__TASK STATEMENT__. Print only the lines from the top of the data through the line with "W, H = 950, 1034", both included, skipping every picture.

__SUPPLIED MATERIAL__.
★ ★ ★ ★ ★ ★ ★

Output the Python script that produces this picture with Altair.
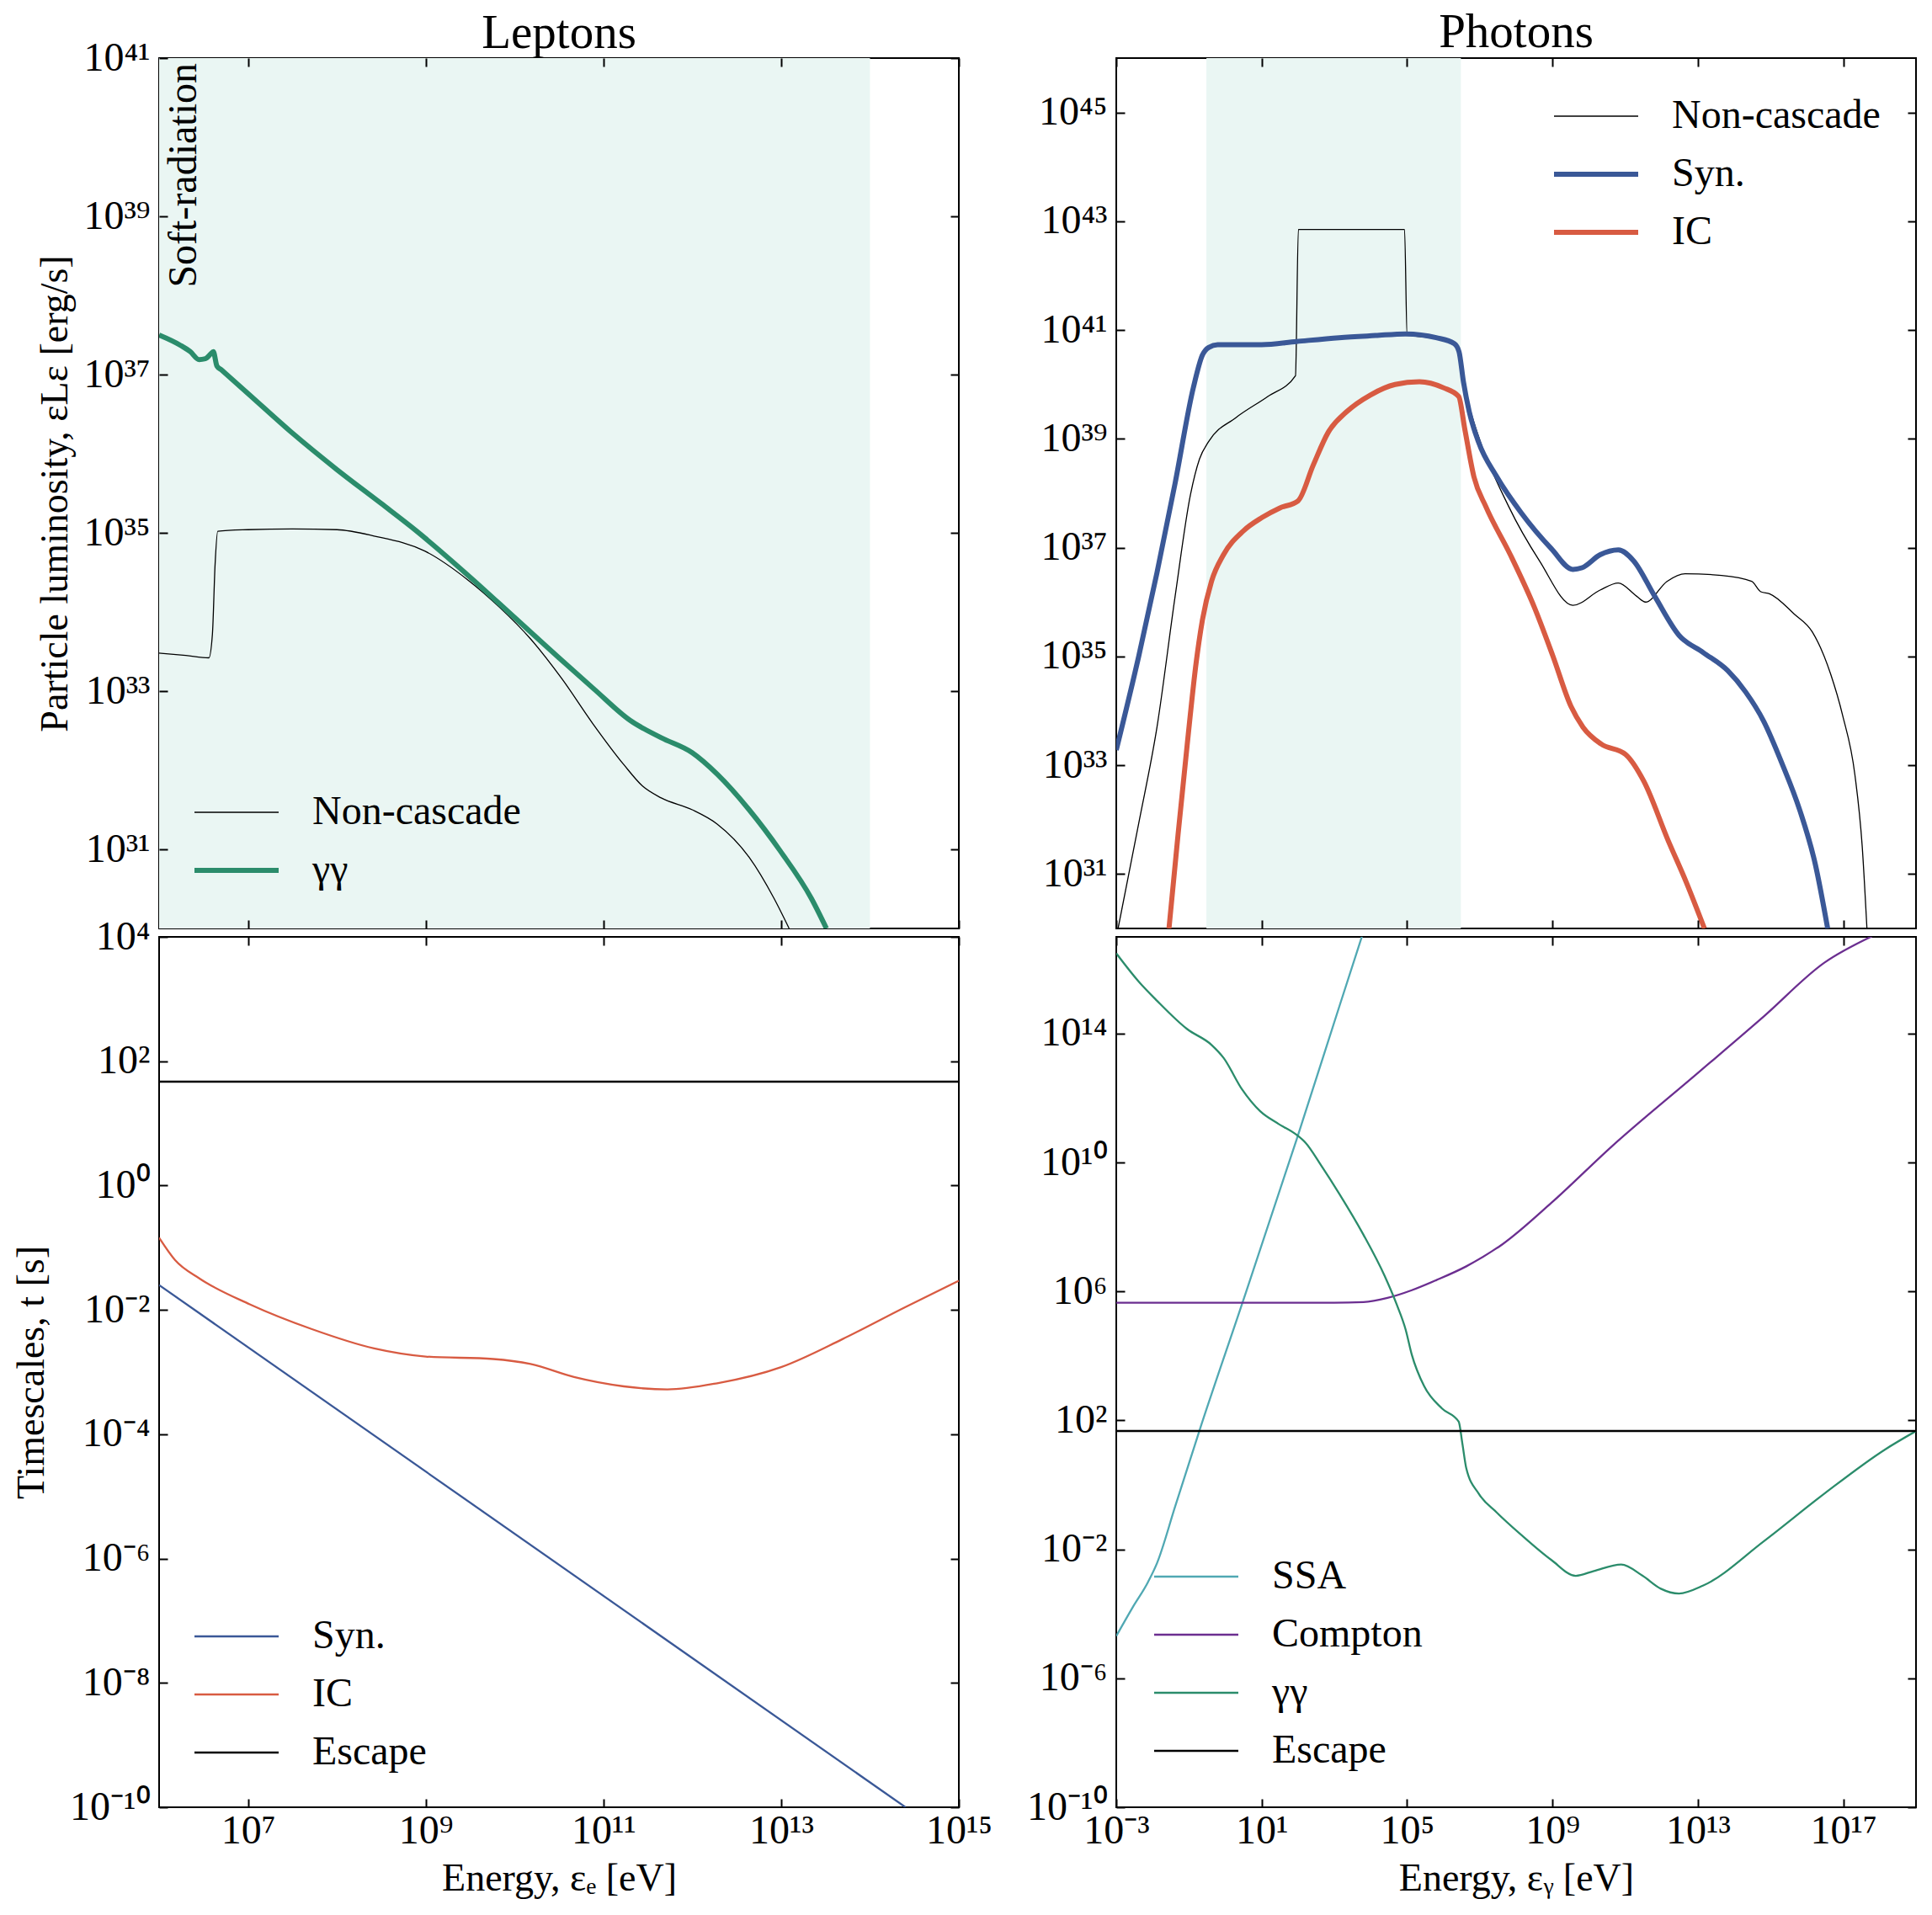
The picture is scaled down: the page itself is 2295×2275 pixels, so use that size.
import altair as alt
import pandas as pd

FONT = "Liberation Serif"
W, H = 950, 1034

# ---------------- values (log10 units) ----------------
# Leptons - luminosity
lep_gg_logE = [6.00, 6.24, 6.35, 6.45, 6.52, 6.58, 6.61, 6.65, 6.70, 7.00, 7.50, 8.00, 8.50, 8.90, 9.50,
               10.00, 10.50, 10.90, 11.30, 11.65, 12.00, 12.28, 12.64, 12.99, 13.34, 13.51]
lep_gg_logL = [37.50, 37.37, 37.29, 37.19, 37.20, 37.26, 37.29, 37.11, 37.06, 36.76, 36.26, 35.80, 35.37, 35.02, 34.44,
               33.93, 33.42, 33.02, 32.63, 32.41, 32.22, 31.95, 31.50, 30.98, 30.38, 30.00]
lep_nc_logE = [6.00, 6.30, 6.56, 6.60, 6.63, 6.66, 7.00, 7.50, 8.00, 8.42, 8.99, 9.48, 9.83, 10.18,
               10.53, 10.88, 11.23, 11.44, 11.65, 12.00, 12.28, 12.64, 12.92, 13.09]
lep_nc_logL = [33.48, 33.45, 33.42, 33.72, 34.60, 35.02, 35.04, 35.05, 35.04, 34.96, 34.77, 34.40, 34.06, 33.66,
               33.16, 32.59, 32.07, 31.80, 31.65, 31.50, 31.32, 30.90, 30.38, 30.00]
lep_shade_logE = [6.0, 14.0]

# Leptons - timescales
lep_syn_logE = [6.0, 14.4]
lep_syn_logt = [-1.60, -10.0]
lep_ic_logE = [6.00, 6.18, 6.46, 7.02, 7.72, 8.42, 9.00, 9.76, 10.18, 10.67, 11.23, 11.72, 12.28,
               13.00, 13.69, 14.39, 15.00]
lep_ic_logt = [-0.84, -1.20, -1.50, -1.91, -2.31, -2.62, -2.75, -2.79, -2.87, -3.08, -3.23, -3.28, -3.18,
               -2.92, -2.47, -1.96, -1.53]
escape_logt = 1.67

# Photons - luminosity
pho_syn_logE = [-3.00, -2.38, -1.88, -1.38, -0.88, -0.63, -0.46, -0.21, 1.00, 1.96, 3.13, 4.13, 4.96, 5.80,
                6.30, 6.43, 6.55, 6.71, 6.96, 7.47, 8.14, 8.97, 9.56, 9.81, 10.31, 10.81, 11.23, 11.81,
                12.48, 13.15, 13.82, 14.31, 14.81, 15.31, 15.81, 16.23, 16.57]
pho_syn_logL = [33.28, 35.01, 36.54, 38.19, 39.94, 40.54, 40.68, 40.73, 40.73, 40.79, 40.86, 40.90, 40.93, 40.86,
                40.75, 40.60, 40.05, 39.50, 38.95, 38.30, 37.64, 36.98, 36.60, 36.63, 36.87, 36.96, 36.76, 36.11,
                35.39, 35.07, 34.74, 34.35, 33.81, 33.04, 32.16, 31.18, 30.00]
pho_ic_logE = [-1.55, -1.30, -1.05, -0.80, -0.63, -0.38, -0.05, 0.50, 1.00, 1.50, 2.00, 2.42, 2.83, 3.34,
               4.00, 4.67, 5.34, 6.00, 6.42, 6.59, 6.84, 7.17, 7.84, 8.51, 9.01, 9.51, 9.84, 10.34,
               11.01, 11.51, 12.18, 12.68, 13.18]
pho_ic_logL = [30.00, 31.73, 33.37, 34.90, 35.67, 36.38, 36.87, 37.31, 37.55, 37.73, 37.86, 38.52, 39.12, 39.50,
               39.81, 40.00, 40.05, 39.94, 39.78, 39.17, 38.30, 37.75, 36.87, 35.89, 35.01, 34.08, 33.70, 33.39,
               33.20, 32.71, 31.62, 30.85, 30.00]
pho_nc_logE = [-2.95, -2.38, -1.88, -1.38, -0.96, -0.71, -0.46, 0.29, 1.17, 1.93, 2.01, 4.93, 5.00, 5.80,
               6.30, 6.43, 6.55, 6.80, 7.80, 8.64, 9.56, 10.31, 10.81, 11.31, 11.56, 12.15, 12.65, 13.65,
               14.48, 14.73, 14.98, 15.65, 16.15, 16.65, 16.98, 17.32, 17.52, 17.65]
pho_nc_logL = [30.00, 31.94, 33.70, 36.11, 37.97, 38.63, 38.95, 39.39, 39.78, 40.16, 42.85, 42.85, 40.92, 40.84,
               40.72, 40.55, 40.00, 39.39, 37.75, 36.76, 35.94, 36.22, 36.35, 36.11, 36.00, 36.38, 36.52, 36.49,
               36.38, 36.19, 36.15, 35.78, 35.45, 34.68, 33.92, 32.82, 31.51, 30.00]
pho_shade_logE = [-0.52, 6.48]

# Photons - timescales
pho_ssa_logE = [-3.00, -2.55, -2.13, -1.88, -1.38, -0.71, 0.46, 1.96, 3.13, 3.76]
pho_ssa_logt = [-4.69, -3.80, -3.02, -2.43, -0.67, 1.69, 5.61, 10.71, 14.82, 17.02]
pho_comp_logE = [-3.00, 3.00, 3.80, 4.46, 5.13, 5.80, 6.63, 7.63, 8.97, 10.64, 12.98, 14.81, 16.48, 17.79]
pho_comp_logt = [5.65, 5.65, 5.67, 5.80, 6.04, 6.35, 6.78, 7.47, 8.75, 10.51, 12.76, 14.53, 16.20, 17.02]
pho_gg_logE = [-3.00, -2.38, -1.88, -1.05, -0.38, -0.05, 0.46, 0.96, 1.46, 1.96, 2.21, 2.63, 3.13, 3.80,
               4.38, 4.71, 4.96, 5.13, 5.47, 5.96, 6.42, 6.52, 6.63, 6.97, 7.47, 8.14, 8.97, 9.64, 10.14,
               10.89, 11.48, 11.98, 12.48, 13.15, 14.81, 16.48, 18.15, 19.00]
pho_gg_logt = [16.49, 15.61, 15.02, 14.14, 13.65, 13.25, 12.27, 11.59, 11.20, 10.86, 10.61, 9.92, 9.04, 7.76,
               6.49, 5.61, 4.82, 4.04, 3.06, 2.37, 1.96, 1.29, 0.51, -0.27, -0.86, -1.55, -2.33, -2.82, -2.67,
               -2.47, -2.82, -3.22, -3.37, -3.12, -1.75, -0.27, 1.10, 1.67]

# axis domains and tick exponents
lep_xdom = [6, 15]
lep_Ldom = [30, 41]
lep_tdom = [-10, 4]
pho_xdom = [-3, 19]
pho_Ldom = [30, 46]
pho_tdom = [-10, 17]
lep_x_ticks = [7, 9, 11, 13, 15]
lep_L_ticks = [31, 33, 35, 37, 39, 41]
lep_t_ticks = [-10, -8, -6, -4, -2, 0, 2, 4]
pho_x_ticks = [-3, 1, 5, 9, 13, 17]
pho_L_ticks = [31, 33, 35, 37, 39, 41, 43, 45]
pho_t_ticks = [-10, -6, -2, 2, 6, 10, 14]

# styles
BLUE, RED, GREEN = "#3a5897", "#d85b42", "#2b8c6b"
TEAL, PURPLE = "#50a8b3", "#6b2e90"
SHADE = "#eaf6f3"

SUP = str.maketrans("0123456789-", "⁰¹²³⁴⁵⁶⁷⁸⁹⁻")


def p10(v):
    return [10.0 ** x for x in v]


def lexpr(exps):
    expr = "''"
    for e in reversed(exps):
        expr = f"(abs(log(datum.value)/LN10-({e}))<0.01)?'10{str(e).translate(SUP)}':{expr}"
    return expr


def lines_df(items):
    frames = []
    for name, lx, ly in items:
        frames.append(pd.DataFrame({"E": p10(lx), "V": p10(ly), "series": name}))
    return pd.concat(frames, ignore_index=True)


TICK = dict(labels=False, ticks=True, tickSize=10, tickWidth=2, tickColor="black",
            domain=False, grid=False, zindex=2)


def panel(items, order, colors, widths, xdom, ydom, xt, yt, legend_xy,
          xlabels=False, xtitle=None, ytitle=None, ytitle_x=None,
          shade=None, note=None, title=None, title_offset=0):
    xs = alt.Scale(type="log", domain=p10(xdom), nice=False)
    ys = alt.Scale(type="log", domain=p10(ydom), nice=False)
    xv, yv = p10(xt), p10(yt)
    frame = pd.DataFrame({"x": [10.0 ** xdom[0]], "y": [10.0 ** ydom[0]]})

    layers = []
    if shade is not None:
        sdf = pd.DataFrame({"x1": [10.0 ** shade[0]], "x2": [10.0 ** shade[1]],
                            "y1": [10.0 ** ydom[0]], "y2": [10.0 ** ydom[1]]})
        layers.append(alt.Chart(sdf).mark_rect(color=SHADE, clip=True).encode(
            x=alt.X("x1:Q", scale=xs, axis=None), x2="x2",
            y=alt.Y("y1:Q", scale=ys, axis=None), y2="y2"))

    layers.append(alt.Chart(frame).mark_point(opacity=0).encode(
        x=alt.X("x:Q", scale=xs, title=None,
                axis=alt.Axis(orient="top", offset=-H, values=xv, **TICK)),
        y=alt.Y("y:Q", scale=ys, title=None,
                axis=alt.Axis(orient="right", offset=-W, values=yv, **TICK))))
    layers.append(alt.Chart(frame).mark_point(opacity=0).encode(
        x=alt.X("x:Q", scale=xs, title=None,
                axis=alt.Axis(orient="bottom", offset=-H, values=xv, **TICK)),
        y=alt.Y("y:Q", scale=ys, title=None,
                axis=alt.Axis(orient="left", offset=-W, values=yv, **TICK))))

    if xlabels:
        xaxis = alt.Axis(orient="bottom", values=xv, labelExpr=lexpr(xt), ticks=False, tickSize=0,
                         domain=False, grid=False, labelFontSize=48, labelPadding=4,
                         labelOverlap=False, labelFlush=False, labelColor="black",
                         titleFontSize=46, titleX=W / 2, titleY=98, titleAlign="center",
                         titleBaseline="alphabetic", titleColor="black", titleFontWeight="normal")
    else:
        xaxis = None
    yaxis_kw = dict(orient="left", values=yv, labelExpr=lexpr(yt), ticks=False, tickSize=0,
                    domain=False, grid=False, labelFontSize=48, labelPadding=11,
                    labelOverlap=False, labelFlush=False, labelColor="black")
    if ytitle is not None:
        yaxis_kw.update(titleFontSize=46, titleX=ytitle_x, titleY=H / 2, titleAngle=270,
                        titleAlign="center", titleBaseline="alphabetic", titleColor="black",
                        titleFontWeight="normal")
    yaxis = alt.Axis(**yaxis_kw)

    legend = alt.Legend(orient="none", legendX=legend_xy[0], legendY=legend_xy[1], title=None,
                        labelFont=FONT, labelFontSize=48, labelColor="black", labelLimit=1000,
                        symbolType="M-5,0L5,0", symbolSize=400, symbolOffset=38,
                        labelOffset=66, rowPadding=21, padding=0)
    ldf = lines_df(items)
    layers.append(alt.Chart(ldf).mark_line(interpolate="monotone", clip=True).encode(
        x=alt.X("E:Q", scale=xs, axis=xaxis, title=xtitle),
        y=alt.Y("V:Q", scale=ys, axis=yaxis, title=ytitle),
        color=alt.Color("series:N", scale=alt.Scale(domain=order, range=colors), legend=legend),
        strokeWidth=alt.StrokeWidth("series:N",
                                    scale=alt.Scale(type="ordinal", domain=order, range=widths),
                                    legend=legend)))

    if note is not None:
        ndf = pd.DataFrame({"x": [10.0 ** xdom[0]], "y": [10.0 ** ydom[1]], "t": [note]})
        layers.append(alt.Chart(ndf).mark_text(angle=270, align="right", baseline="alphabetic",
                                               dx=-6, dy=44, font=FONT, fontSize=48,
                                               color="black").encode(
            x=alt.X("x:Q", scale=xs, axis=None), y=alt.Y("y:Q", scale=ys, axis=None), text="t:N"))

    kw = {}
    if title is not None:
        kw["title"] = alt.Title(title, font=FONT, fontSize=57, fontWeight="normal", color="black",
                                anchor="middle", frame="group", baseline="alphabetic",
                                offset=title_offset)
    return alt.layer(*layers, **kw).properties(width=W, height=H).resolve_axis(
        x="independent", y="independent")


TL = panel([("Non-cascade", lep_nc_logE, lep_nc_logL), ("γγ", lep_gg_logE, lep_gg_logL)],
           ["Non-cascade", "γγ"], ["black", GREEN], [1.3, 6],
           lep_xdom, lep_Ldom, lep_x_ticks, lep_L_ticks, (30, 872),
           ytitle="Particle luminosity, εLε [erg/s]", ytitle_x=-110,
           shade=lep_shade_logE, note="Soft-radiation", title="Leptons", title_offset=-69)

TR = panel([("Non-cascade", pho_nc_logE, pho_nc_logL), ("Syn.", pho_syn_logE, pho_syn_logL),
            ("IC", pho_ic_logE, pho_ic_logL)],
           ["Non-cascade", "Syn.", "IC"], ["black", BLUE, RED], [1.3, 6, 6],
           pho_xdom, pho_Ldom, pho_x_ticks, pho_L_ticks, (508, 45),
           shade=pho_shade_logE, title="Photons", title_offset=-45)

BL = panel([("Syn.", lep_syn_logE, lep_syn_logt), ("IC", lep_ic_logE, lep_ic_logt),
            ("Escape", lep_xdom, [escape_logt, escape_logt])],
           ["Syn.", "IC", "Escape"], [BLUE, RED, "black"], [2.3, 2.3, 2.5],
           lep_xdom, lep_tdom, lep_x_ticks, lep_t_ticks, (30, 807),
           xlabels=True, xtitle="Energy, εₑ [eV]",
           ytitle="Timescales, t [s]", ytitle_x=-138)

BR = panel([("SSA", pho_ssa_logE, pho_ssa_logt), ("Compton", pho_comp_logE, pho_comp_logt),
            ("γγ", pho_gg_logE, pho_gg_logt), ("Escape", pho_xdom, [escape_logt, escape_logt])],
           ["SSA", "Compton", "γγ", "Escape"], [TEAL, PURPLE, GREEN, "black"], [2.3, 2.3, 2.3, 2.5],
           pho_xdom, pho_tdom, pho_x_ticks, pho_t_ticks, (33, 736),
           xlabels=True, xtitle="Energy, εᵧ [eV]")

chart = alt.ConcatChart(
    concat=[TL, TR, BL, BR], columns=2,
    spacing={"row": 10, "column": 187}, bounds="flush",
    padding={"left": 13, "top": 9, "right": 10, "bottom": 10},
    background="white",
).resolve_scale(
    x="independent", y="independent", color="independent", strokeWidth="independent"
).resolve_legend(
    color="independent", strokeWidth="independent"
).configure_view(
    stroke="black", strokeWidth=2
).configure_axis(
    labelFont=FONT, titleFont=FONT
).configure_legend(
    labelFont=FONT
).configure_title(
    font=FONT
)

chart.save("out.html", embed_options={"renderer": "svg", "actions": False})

★ ★ ★ ★ ★ ★ ★

__ANSWER TO THIS PROBLEM__.
Output the Python script that produces this picture with Altair.
The picture is scaled down: the page itself is 2295×2275 pixels, so use that size.
import altair as alt
import pandas as pd

FONT = "Liberation Serif"
W, H = 950, 1034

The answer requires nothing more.